In March, the Boston School Committee voted to change the way that students are assigned to schools. Donna and I followed this process closely and found that the most striking parallel between then and now is that parents and students continue to struggle for equity and quality, and school assignment continues to be an inadequate frame for addressing these concerns. BBDP learning network member Barbara McQueen weighed in in the Boston Globe:
For years, black students had been denied equitable educational opportunities. For the city and for individuals, discrimination and the violent response to desegregation efforts resulted in significant losses; for many, the traumatic effects linger.
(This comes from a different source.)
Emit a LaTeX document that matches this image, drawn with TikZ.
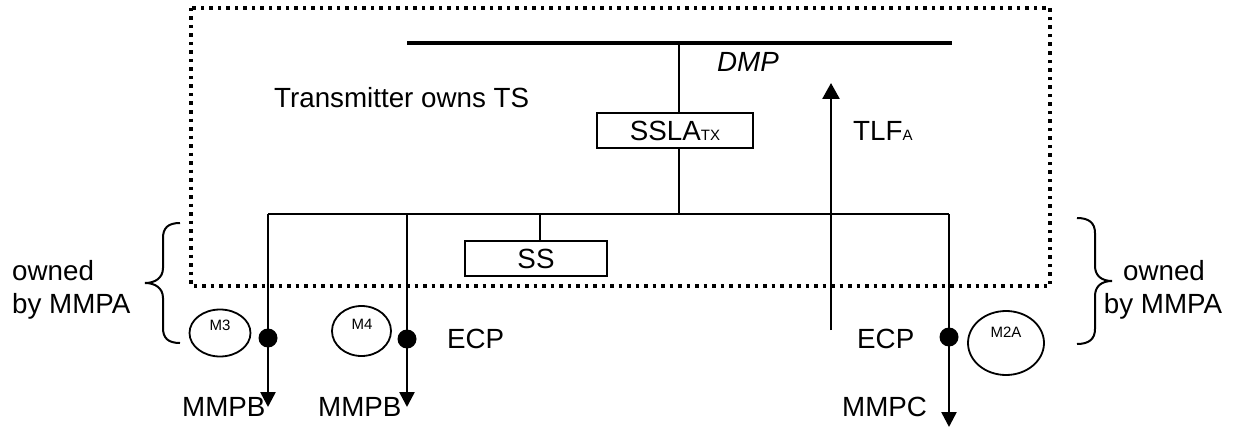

This legacy is an essential part of the back story to attempts to revise the student assignment plan.
The Union of Minority Neighborhoods’ Boston Busing/Desegregation Project aims to bring this back story to the front, and to continue the unfinished work of ensuring that all of Boston’s children have access to high-quality schools.
While Donna and I each read statements to the Boston School Committee expressing concerns about the deep underlying issues brought to the fore by discussions of school assignment but rarely addressed and concluding:
As the 60th anniversary of Brown vs. the Board of education and the 40th anniversary of Boston’s busing/desegregation crisis approach, BBDP calls on the School Committee and all of us committed to race and class equity, democratic access and demands for excellence to take the risks we need to take to get them.